¿Sabes la sensación de querer ver a alguien a quien llevas mucho tiempo sin ver? ¿O las ganas de volver a probar el plato favorito de tu madre? ¿Las ganas de volver a repetir un fin de semana entero porque lo has disfrutado de principio a fin?
Algo así me pasa con una ciudad, y mira que he conocido ciudades, París tiene un gran efecto sobre mí, es otro lugar que me ha dejado atrapada con un millón de recuerdos increíbles y a la cual podría dedicarle un post en profundidad. También lo es Nueva York, el primer destino en el que he llorado a mares al aterrizar sin poder creerme que por fin estaba allí. Podría definir París y Nueva York como dos de mis tres ciudades favoritas del mundo, pero Berlín… Mi Berlín es lo mejor que he conocido en mucho tiempo. No conozco a nadie que después de estar allí se haya vuelto como si hubiese visitado una destino más. Tiene algo, que no sé explicar, algo que sentí nada más pisarla, que me acompañó durante los 7 días que duró aquel viaje y que al despegar también hizo que se me saltaran las lágrimas cuando me tocaba volver a Madrid.
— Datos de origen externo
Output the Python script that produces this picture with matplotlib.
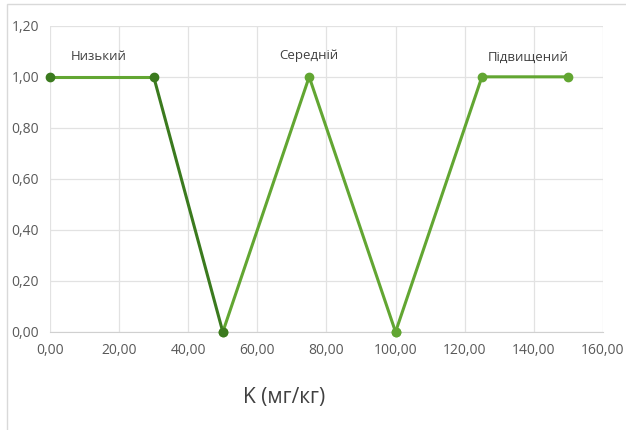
import matplotlib
matplotlib.use("Agg")
from matplotlib import pyplot as plt
from matplotlib.patches import Rectangle

plt.rcParams['font.family'] = ['Open Sans', 'DejaVu Sans']

# membership functions
low_x = [0, 30, 50]
low_y = [1, 1, 0]
mid_x = [50, 75, 100]
mid_y = [0, 1, 0]
high_x = [100, 125, 150]
high_y = [0, 1, 1]

labels = ['Низький', 'Середній', 'Підвищений']
label_x = [14, 75, 138.5]
label_y = [1.08, 1.085, 1.075]

xticks = [0, 20, 40, 60, 80, 100, 120, 140, 160]
yticks = [0, 0.2, 0.4, 0.6, 0.8, 1.0, 1.2]

dark = '#3b7a1e'
light = '#62a632'

fig = plt.figure(figsize=(6.26, 4.3), dpi=100)
ax = fig.add_axes([0.08, 0.228, 0.883, 0.712])

fig.patches.append(Rectangle((7 / 626, -0.01), 1.0, 1 - 4 / 430 + 0.01,
                             transform=fig.transFigure, fill=False,
                             edgecolor='#d9d9d9', linewidth=1))

ax.plot(low_x[:2], low_y[:2], '-', color=light, lw=2.2, zorder=3, clip_on=False)
ax.plot(low_x[1:], low_y[1:], '-', color=dark, lw=2.2, zorder=3, clip_on=False)
ax.plot(low_x, low_y, 'o', color=dark, ms=6, zorder=4, clip_on=False)
ax.plot(mid_x, mid_y, '-o', color=light, lw=2.2, ms=6, zorder=3, clip_on=False)
ax.plot(high_x, high_y, '-o', color=light, lw=2.2, ms=6, zorder=3, clip_on=False)

for t, x, y in zip(labels, label_x, label_y):
    ax.text(x, y, t, ha='center', va='center', fontsize=9.5, color='#404040')

ax.set_xlim(0, 160)
ax.set_ylim(0, 1.2)
ax.set_xticks(xticks)
ax.set_yticks(yticks)
ax.set_yticklabels([('%.2f' % v).replace('.', ',') for v in yticks])
ax.set_xticklabels([('%.2f' % v).replace('.', ',') for v in xticks])
ax.tick_params(length=0, labelsize=10, colors='#595959', pad=8)
ax.grid(True, color='#e2e2e2', lw=0.9)
ax.set_axisbelow(True)
for s in ['top', 'right', 'left']:
    ax.spines[s].set_visible(False)
ax.spines['bottom'].set_color('#d0d0d0')

fig.text(284 / 626, 1 - 397 / 430, 'K (мг/кг)', ha='center', va='center',
         fontsize=15, color='#404040')

fig.savefig('out.png', dpi=100)
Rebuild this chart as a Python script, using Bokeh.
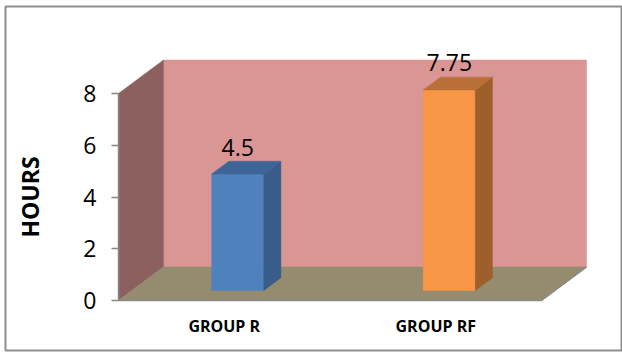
from bokeh.plotting import figure
from bokeh.models import Range1d, LinearAxis, FixedTicker, ColumnDataSource
from bokeh.core.properties import value
from bokeh.embed import file_html
from bokeh.resources import INLINE

# ---- data -------------------------------------------------------------
CATEGORIES = ["GROUP R", "GROUP RF"]
HOURS = [4.5, 7.75]
Y_TICKS = [0, 2, 4, 6, 8]
Y_MAX = 8

# ---- styling ----------------------------------------------------------
FRONT_COLORS = ["#4F81BD", "#F79646"]
SIDE_COLORS = ["#385D8A", "#9F5F2B"]
TOP_COLORS = ["#3D6697", "#B96F37"]
BACK_WALL = "#D99694"
SIDE_WALL = "#8C605F"
FLOOR = "#958C6F"
FONT = "Open Sans"

# oblique 3-D projection: offset of the full depth in data units
DEPTH_X = 0.2128   # along the category axis
DEPTH_Y = 1.295    # along the value axis
BAR_WIDTH = 0.246
BAR_D0, BAR_D1 = 0.30, 0.68   # bar front / back as fractions of depth

n = len(CATEGORIES)

p = figure(
    width=622, height=352,
    x_range=Range1d(-0.5343, 2.378),
    y_range=Range1d(-1.932, 11.362),
    x_axis_type=None, y_axis_type=None,
    output_backend="svg", toolbar_location=None,
    min_border_left=5, min_border_right=1,
    min_border_top=6, min_border_bottom=2,
)
p.background_fill_color = "white"
p.border_fill_color = "white"
p.outline_line_color = "#8E8E8E"
p.outline_line_width = 2

# ---- walls and floor ---------------------------------------------------
walls = ColumnDataSource(dict(
    xs=[
        [DEPTH_X, n + DEPTH_X, n + DEPTH_X, DEPTH_X],
        [0, DEPTH_X, DEPTH_X, 0],
    ],
    ys=[
        [DEPTH_Y, DEPTH_Y, Y_MAX + DEPTH_Y, Y_MAX + DEPTH_Y],
        [0, DEPTH_Y, Y_MAX + DEPTH_Y, Y_MAX],
    ],
    color=[BACK_WALL, SIDE_WALL],
))
p.patches("xs", "ys", source=walls, fill_color="color", line_color="color",
          line_width=0.5)

p.patch([0, n, n + DEPTH_X, DEPTH_X], [0, 0, DEPTH_Y, DEPTH_Y],
        fill_color=FLOOR, line_color=FLOOR, line_width=0.5)
p.line([0, n, n + DEPTH_X], [0, 0, DEPTH_Y], line_color="#8A8A8A",
       line_width=1.5)

# ---- 3-D columns ---------------------------------------------------------
fx, fy = BAR_D0 * DEPTH_X, BAR_D0 * DEPTH_Y
dx, dy = (BAR_D1 - BAR_D0) * DEPTH_X, (BAR_D1 - BAR_D0) * DEPTH_Y

xs, ys, colors = [], [], []
label_x, label_y = [], []
for i, v in enumerate(HOURS):
    c = i + 0.5
    left, right = c - BAR_WIDTH / 2 + fx, c + BAR_WIDTH / 2 + fx
    bottom, top = fy, v + fy
    # front face
    xs.append([left, right, right, left])
    ys.append([bottom, bottom, top, top])
    colors.append(FRONT_COLORS[i])
    # side face
    xs.append([right, right + dx, right + dx, right])
    ys.append([bottom, bottom + dy, top + dy, top])
    colors.append(SIDE_COLORS[i])
    # top face
    xs.append([left, right, right + dx, left + dx])
    ys.append([top, top, top + dy, top + dy])
    colors.append(TOP_COLORS[i])
    label_x.append(c + fx)
    label_y.append(top)

bars = ColumnDataSource(dict(xs=xs, ys=ys, color=colors))
p.patches("xs", "ys", source=bars, fill_color="color", line_color="color",
          line_width=0.5)

labels = ColumnDataSource(dict(x=label_x, y=label_y,
                               text=[f"{v:g}" for v in HOURS]))
p.text("x", "y", text="text", source=labels, text_align="center",
       text_baseline="middle", y_offset=-27, text_font=value(FONT),
       text_font_size="23px", text_color="black")

# ---- axes ---------------------------------------------------------------
yaxis = LinearAxis(
    ticker=FixedTicker(ticks=Y_TICKS), fixed_location=0, bounds=(0, Y_MAX),
    axis_label="HOURS", axis_label_standoff=34,
    axis_label_text_font=FONT, axis_label_text_font_size="23px",
    axis_label_text_font_style="bold", axis_label_text_color="black",
    major_label_text_font=FONT, major_label_text_font_size="23px",
    major_label_text_color="black", major_label_standoff=15,
    major_tick_out=7, major_tick_in=0, minor_tick_line_color=None,
    axis_line_color="#868686", major_tick_line_color="#868686",
    axis_line_width=1.5, major_tick_line_width=1.5,
)
p.add_layout(yaxis, "left")

xaxis = LinearAxis(
    ticker=FixedTicker(ticks=[i + 0.5 for i in range(n)]), fixed_location=0,
    major_label_overrides={i + 0.5: name for i, name in enumerate(CATEGORIES)},
    major_label_text_font=FONT, major_label_text_font_size="16px",
    major_label_text_font_style="bold", major_label_text_color="black",
    major_label_standoff=8, axis_line_color=None,
    major_tick_line_color=None, minor_tick_line_color=None,
)
p.add_layout(xaxis, "below")

open("out.html", "w").write(file_html(p, INLINE))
Algo que hace que cuando vea fotos, vídeos, películas y series que se han rodado por la ciudad o simplemente lea artículos que me invitan a recordarla, se me ponga la piel de gallina y no pueda evitar morirme de rabia por no estar en ese preciso instante allí.
Casi un año deseando volver a perderme por sus calles durante días, por su gente, por sus paredes pintadas, por sus tuberías de color rosa y azul que pasan por encima de la carretera, por sus adoquines recordando por donde estaba levantado el muro, por sus graffitis en cualquier esquina de la ciudad, por su impoluto monumento memorial a los judíos, por sus avenidas y estaciones innombrables, por sus bares llenos de cerveza de trigo artesana, por su mil tipos de cervezas distintas a cada cual con un sabor mejor que el anterior, por sus parques donde tirarse en la hierba al sol cuando hace buen tiempo, por pasear a la orilla del Spree viendo como se pone el sol y deja un atardecer de colores, por sus currywurst de cualquier puesto callejero, por sus pretzels tan apetecibles a cualquier hora del día, por sus mercadillos interminables llenos de sorpresas que descubrir o de cámaras antiguas que piden a gritos que te las lleves a casa, por su capital tan poco alemana y tan ciudad de todos que te acoge seas de donde seas, por su inmensa y bonita catedral que fue reconstruida antes de ayer, por sus edificios abandonados y desolados que no se molestaron en mantener y ahora guardan un extraño encanto que te hace sumergirte en su pasado a través de los rotos de sus paredes.
Por su libertad de poder pasear mientras le das un trago a tu botellín de cerveza, por Madamme Claude, un local donde puedes entrar en una casa del revés, por un local al que quiero ir donde puedes beber vino y pagar lo que consideres que has bebido o comer en un buffet de cocina vegana cuyo precio es de tu elección porque es para proyectos solidarios, por la superpoblación de gatos que hay en sus calles y las ganas de adoptar uno de ellos para que no acabe abandonado, por sus estaciones de metro con azulejos cada una de un color y tipografía diferente, por sus mejores hamburguesas en un local que antes era un baño público debajo de un puente o un kebab en el que tienes que hacer cola durante media hora o 45 minutos si quieres probar el más famoso de la ciudad, por sus fotomatones analógicos que te hacen darte cuenta de todo lo que te daría tiempo a hacer en 5 minutos, mientras esperas ansioso a que se revele la tira de fotos que acabas de hacerte en ese pequeño cubículo con sus inesperados flashes, donde parejitas se habrán metido a inmortalizar un beso, por su Tante Emma, un bar que te transmite intimidad con sus luces bajas, velas y rosas en las mesas y sillones de raso sacados de la época victoriana…
De verdad, Berlín. Va a hacer un año desde que me enamoré de todos tus rincones a primera vista. Y mira que enamorarse es una palabra grande que no se debe soltar a la ligera, pero te la mereces. Con todas las letras. Necesito volver a verte ya.